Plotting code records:
◆ ◆ ◆ ◆ ◆
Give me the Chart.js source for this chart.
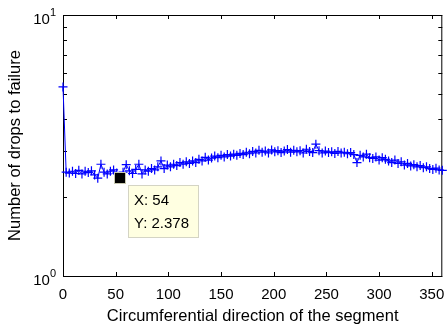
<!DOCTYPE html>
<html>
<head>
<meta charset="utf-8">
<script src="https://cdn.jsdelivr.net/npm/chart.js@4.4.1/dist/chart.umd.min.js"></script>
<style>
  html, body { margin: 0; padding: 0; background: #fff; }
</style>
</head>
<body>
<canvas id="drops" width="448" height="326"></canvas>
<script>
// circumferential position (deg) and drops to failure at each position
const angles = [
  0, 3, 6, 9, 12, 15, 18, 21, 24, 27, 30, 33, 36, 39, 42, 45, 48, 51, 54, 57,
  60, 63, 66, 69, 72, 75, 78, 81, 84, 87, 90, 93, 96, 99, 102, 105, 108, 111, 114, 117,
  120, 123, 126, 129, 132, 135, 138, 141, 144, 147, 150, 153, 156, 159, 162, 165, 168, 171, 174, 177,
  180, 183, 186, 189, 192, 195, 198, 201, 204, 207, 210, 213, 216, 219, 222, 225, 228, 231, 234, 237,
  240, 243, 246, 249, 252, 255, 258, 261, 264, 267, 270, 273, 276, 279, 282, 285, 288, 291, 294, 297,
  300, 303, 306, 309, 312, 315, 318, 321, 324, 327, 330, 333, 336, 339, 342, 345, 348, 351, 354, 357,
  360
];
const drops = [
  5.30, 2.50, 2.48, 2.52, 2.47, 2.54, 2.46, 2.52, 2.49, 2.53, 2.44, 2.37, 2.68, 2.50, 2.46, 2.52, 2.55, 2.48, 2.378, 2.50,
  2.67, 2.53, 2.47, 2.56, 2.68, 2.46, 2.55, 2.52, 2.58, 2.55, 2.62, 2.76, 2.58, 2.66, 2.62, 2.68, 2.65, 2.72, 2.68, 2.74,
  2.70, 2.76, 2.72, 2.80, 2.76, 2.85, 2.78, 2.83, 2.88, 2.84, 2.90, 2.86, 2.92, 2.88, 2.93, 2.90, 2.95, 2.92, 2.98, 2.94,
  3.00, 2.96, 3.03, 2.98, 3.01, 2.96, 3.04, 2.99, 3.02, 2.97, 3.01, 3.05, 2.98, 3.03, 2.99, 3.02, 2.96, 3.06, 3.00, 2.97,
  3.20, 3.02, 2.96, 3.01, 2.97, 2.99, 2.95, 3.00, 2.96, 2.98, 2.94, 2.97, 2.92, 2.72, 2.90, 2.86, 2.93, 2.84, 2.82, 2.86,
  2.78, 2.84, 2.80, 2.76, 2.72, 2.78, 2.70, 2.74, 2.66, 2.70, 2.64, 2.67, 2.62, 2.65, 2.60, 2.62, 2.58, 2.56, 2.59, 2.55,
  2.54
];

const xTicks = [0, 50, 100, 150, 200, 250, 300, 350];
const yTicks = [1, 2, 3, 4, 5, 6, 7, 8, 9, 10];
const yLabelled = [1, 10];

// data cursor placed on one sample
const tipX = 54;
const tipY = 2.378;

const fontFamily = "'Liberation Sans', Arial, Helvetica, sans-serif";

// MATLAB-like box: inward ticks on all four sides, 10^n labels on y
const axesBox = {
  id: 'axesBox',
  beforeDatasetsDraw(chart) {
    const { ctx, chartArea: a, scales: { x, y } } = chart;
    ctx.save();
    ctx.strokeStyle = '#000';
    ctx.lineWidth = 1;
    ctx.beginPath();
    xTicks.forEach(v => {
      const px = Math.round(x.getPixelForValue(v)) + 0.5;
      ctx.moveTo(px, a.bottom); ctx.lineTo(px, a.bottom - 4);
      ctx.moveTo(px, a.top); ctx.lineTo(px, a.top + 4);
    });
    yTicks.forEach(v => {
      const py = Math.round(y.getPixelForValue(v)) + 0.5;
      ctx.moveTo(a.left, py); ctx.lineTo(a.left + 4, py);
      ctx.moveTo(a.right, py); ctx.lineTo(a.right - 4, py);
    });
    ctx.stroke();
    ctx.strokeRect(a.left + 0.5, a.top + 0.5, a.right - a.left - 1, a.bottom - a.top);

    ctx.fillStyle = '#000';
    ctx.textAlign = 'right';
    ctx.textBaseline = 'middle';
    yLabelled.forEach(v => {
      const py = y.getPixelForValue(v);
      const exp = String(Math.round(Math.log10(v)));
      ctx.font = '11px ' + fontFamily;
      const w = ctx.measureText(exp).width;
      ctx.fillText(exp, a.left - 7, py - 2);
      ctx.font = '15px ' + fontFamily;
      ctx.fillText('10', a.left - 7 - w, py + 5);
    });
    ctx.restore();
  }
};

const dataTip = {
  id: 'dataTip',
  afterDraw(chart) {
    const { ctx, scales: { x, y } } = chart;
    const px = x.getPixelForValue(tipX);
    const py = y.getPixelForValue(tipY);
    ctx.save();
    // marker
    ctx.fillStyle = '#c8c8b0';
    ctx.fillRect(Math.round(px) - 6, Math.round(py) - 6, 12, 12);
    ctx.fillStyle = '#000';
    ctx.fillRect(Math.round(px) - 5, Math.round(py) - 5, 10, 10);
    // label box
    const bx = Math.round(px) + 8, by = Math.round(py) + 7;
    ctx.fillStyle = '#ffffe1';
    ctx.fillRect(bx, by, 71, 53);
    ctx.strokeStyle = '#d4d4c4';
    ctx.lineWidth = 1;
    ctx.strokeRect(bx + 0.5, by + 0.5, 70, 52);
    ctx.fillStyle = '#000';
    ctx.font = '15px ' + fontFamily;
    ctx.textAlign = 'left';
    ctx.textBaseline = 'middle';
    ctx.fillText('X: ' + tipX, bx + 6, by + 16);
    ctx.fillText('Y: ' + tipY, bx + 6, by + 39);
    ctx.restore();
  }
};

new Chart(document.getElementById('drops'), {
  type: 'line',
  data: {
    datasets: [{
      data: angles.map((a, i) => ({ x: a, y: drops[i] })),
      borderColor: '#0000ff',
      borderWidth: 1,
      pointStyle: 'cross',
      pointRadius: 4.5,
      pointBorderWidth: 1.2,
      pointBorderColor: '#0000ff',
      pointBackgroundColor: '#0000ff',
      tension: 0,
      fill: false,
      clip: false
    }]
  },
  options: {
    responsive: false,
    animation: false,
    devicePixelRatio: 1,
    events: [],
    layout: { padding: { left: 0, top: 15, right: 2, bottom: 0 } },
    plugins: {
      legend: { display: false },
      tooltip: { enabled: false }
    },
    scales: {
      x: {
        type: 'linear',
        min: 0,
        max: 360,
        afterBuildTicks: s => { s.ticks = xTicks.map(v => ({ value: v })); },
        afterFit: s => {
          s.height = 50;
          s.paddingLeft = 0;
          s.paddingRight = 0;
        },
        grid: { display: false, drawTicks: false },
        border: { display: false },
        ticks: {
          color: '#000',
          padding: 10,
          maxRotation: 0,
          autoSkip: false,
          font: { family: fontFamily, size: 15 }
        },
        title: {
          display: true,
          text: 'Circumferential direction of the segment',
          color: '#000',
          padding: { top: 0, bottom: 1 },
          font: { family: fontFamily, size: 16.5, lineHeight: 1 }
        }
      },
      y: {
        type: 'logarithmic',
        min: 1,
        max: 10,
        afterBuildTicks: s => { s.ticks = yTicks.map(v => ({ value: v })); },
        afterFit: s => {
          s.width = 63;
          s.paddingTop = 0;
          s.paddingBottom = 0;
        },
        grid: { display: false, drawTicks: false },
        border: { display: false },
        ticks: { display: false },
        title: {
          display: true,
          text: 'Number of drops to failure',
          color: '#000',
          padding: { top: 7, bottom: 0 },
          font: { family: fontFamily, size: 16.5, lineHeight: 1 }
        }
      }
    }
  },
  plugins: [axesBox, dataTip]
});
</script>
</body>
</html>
◆ ◆ ◆ ◆ ◆
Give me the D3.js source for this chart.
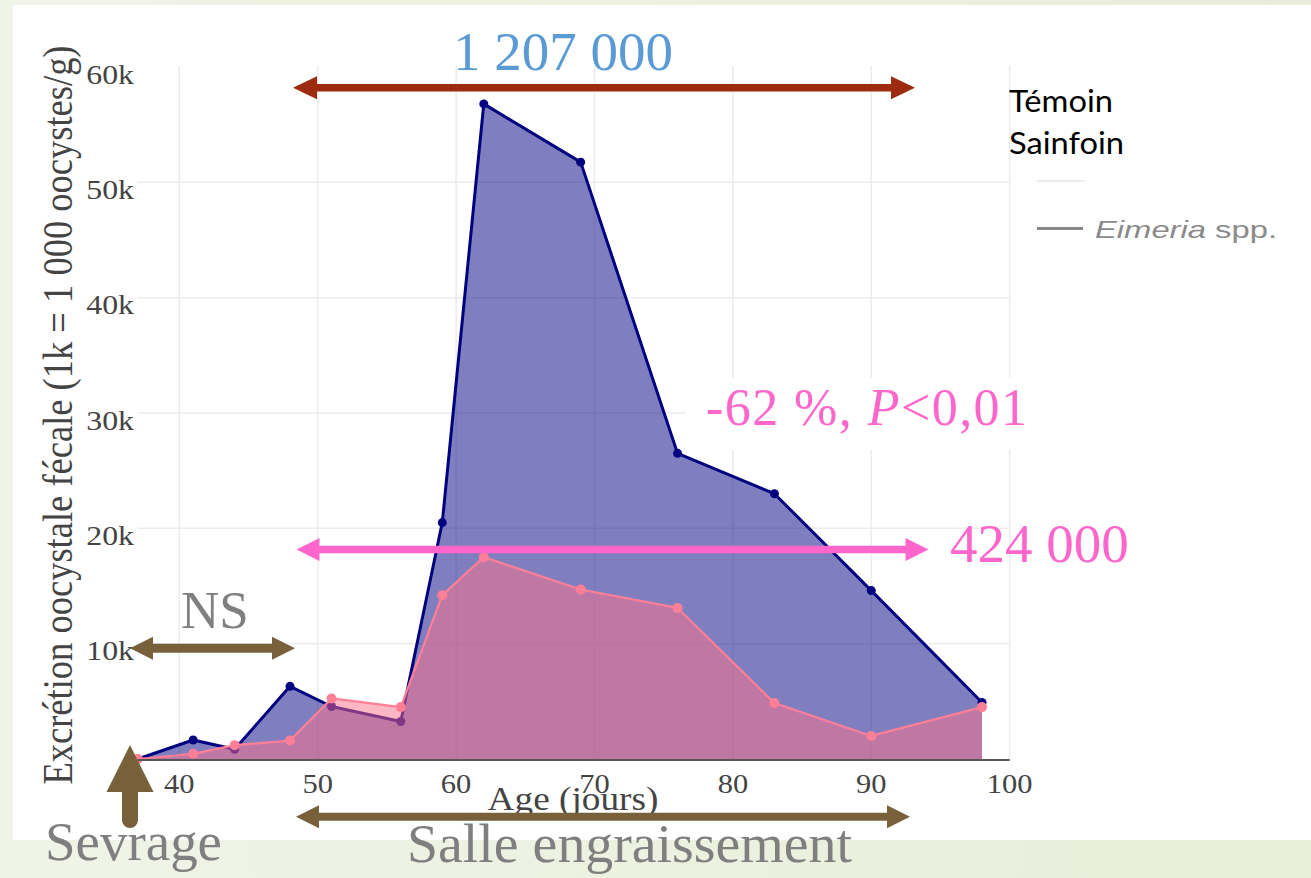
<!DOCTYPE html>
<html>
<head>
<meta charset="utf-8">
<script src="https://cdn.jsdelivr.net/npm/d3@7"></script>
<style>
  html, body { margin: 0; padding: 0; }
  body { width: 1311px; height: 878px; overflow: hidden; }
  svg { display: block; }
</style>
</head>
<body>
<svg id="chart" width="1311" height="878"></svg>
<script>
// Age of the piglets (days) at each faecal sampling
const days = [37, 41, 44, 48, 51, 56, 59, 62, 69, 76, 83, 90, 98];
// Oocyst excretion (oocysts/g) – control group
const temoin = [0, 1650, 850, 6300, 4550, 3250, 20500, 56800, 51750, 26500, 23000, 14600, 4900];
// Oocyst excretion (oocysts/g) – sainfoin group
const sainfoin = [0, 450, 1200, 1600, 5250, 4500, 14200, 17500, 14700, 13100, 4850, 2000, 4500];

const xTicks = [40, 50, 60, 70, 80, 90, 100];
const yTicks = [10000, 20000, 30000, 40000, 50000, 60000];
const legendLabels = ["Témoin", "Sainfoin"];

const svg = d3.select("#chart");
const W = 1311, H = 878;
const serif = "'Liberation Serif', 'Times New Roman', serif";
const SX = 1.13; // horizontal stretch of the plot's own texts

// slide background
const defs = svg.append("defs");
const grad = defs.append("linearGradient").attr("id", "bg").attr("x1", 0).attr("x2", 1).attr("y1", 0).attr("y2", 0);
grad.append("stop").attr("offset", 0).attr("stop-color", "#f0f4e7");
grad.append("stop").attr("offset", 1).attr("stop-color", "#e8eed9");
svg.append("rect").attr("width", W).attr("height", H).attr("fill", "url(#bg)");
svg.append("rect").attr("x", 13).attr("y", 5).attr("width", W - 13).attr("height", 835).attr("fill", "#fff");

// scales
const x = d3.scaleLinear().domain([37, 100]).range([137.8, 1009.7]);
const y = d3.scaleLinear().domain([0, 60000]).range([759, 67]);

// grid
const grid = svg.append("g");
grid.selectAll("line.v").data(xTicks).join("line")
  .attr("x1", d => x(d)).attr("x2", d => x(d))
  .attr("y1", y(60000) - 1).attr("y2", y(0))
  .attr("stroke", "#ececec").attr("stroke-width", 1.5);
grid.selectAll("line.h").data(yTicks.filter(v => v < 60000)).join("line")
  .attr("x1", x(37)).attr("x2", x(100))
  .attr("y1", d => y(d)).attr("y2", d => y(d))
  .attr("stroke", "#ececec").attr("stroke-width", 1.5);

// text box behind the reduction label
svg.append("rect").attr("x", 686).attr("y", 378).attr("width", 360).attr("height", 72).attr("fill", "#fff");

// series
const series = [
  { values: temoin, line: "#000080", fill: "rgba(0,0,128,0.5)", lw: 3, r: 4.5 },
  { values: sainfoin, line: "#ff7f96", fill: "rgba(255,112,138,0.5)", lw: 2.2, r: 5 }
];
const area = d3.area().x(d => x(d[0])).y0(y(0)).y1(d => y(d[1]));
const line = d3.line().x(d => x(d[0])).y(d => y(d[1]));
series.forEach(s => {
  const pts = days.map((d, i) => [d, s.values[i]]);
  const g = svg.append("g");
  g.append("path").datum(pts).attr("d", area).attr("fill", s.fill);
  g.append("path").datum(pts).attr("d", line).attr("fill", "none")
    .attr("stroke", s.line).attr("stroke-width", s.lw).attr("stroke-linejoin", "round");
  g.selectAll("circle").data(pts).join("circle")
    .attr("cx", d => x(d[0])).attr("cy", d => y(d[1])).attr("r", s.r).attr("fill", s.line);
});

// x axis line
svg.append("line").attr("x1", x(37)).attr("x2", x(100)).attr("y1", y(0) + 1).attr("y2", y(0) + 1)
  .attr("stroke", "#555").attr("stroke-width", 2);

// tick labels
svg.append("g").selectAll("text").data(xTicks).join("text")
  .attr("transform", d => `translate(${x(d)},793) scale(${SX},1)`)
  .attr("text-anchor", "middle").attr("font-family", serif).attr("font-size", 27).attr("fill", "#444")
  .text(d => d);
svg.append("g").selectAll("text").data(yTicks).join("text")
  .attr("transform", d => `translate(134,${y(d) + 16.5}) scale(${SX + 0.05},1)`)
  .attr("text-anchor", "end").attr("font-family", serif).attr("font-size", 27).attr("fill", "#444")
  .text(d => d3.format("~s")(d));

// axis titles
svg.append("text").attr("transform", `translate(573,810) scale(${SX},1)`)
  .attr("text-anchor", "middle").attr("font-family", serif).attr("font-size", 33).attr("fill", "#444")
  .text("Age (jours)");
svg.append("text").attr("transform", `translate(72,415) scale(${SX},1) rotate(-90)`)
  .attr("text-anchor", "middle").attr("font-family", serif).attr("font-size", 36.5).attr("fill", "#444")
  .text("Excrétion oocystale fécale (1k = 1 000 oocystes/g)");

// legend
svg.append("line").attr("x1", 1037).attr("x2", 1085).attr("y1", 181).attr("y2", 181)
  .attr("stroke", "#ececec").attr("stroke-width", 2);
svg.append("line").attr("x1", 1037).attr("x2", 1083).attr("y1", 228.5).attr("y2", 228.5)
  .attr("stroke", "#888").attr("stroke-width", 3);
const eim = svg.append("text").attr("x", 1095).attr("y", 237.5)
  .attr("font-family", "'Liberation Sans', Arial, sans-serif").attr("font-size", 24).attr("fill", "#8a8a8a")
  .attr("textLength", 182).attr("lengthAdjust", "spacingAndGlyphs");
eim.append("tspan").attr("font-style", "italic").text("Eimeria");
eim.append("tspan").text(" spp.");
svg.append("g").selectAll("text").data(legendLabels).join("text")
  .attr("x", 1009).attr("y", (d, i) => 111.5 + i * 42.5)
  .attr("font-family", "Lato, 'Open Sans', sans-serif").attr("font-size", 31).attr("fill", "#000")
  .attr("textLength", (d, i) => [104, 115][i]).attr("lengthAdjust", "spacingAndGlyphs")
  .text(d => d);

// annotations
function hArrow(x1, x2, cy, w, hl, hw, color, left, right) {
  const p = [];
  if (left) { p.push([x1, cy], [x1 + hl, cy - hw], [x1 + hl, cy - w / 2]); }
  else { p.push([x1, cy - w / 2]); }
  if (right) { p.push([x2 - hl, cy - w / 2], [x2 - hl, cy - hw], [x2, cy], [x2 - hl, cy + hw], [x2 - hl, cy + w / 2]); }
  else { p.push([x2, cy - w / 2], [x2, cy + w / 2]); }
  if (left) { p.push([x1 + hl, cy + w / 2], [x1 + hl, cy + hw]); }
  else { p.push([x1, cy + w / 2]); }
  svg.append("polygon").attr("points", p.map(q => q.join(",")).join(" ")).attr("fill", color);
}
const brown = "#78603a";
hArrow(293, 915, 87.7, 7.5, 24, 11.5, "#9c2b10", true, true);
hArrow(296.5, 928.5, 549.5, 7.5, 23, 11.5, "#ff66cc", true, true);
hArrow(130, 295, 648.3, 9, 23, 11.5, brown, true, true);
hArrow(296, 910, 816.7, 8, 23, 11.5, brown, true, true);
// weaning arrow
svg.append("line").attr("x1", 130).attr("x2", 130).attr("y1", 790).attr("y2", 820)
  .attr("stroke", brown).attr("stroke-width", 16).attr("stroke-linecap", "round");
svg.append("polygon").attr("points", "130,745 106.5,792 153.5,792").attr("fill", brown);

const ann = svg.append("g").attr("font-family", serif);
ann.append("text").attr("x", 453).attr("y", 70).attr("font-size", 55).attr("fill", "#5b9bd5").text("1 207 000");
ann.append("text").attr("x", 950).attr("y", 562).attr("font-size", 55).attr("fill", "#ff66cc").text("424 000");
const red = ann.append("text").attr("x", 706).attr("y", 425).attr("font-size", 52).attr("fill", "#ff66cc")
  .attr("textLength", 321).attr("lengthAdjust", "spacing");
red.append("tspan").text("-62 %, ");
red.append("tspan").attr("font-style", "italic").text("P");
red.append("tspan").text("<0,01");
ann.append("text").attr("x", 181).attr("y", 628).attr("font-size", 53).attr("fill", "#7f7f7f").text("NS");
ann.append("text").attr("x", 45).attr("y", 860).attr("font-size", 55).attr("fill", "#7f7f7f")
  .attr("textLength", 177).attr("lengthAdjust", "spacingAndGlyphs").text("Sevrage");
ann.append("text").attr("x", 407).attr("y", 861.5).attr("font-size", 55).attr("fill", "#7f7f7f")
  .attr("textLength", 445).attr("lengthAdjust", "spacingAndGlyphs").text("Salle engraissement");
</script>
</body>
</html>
◆ ◆ ◆ ◆ ◆
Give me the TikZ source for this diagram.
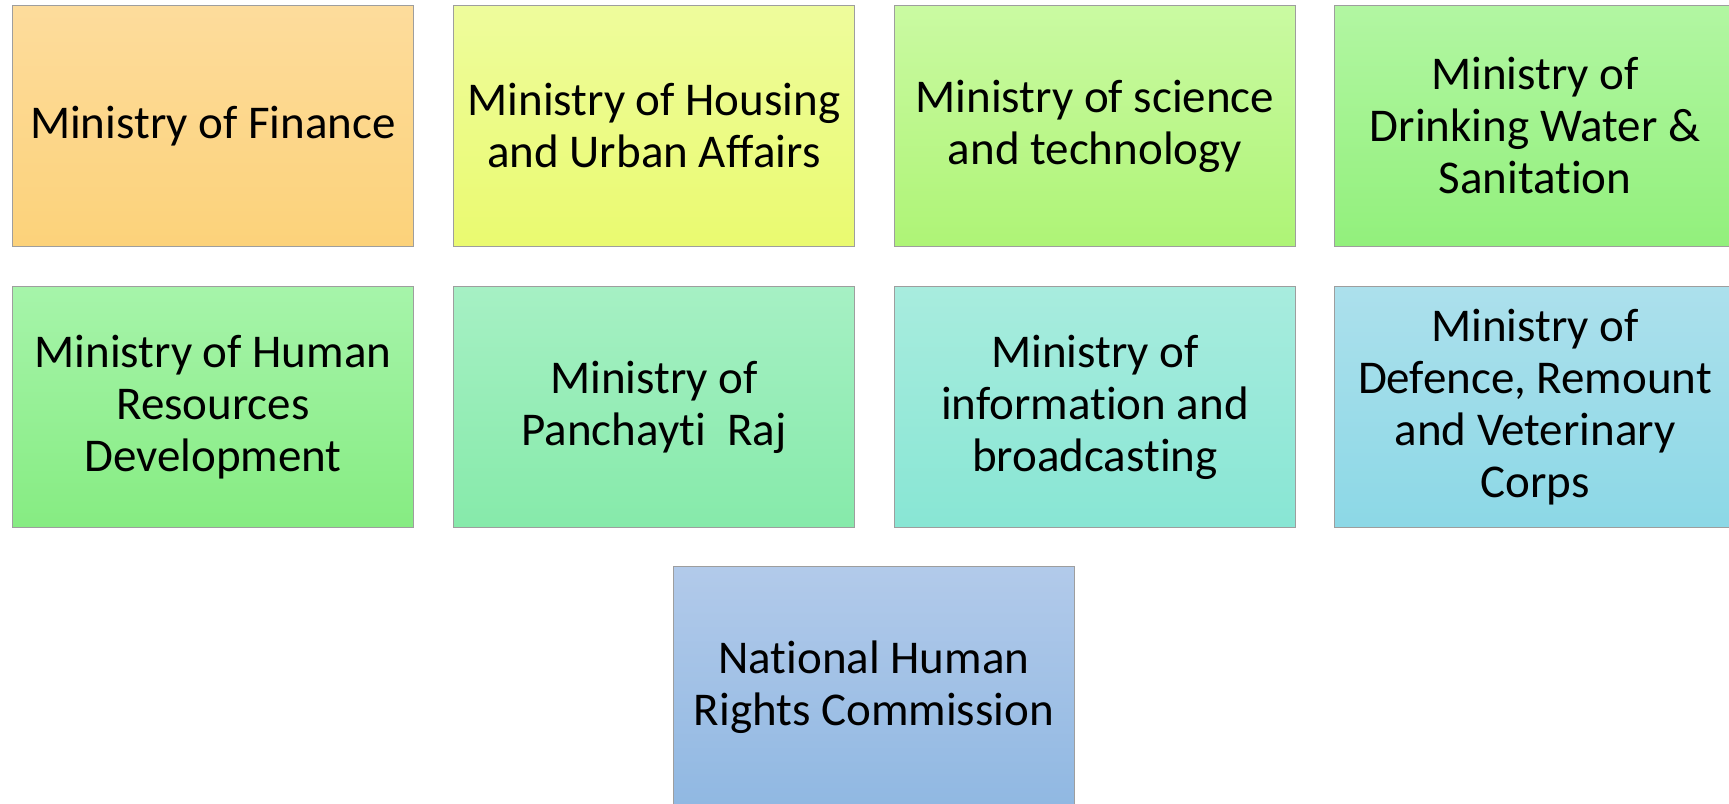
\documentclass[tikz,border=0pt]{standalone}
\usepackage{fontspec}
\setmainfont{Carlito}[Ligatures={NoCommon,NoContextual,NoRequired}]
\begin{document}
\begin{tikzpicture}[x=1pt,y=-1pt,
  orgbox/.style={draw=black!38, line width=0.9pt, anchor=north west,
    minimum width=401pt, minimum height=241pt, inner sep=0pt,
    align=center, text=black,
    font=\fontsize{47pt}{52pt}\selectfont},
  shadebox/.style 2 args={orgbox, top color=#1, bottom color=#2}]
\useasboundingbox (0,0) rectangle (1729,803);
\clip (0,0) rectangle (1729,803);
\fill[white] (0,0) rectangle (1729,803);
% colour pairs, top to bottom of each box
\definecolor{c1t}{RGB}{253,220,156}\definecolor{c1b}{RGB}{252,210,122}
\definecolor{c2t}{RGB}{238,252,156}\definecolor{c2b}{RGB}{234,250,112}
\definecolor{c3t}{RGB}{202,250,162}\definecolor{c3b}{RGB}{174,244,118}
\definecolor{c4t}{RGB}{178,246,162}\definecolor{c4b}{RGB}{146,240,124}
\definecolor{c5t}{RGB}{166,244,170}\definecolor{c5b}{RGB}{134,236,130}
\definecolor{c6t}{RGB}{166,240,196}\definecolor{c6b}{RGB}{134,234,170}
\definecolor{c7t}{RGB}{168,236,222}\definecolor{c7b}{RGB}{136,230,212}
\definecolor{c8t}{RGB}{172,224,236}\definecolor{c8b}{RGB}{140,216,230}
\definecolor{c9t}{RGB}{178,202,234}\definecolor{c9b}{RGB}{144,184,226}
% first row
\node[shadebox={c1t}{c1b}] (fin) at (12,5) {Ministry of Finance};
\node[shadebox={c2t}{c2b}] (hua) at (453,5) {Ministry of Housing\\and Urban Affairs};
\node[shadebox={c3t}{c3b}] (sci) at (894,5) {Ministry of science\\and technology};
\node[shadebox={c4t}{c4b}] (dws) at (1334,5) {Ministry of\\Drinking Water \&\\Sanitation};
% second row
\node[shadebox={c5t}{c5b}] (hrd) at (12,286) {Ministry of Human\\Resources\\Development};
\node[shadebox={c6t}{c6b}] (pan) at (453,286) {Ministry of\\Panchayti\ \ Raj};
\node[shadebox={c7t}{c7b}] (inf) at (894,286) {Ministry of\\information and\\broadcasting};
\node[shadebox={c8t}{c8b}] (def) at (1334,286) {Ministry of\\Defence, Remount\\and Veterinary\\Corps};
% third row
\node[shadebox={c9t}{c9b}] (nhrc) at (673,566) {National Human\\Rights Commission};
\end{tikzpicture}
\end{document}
◆ ◆ ◆ ◆ ◆
**What you will do:** Exactly reproduce the stretch that starts at the line containing "Give me the D3.js source for this chart." and ends at the line containing "const y = d3.scaleLinear().domain([0, 60000]).range([759, 67]);", both ends included; leave any pictures out.

**Finished answer:**
Give me the D3.js source for this chart.
<!DOCTYPE html>
<html>
<head>
<meta charset="utf-8">
<script src="https://cdn.jsdelivr.net/npm/d3@7"></script>
<style>
  html, body { margin: 0; padding: 0; }
  body { width: 1311px; height: 878px; overflow: hidden; }
  svg { display: block; }
</style>
</head>
<body>
<svg id="chart" width="1311" height="878"></svg>
<script>
// Age of the piglets (days) at each faecal sampling
const days = [37, 41, 44, 48, 51, 56, 59, 62, 69, 76, 83, 90, 98];
// Oocyst excretion (oocysts/g) – control group
const temoin = [0, 1650, 850, 6300, 4550, 3250, 20500, 56800, 51750, 26500, 23000, 14600, 4900];
// Oocyst excretion (oocysts/g) – sainfoin group
const sainfoin = [0, 450, 1200, 1600, 5250, 4500, 14200, 17500, 14700, 13100, 4850, 2000, 4500];

const xTicks = [40, 50, 60, 70, 80, 90, 100];
const yTicks = [10000, 20000, 30000, 40000, 50000, 60000];
const legendLabels = ["Témoin", "Sainfoin"];

const svg = d3.select("#chart");
const W = 1311, H = 878;
const serif = "'Liberation Serif', 'Times New Roman', serif";
const SX = 1.13; // horizontal stretch of the plot's own texts

// slide background
const defs = svg.append("defs");
const grad = defs.append("linearGradient").attr("id", "bg").attr("x1", 0).attr("x2", 1).attr("y1", 0).attr("y2", 0);
grad.append("stop").attr("offset", 0).attr("stop-color", "#f0f4e7");
grad.append("stop").attr("offset", 1).attr("stop-color", "#e8eed9");
svg.append("rect").attr("width", W).attr("height", H).attr("fill", "url(#bg)");
svg.append("rect").attr("x", 13).attr("y", 5).attr("width", W - 13).attr("height", 835).attr("fill", "#fff");

// scales
const x = d3.scaleLinear().domain([37, 100]).range([137.8, 1009.7]);
const y = d3.scaleLinear().domain([0, 60000]).range([759, 67]);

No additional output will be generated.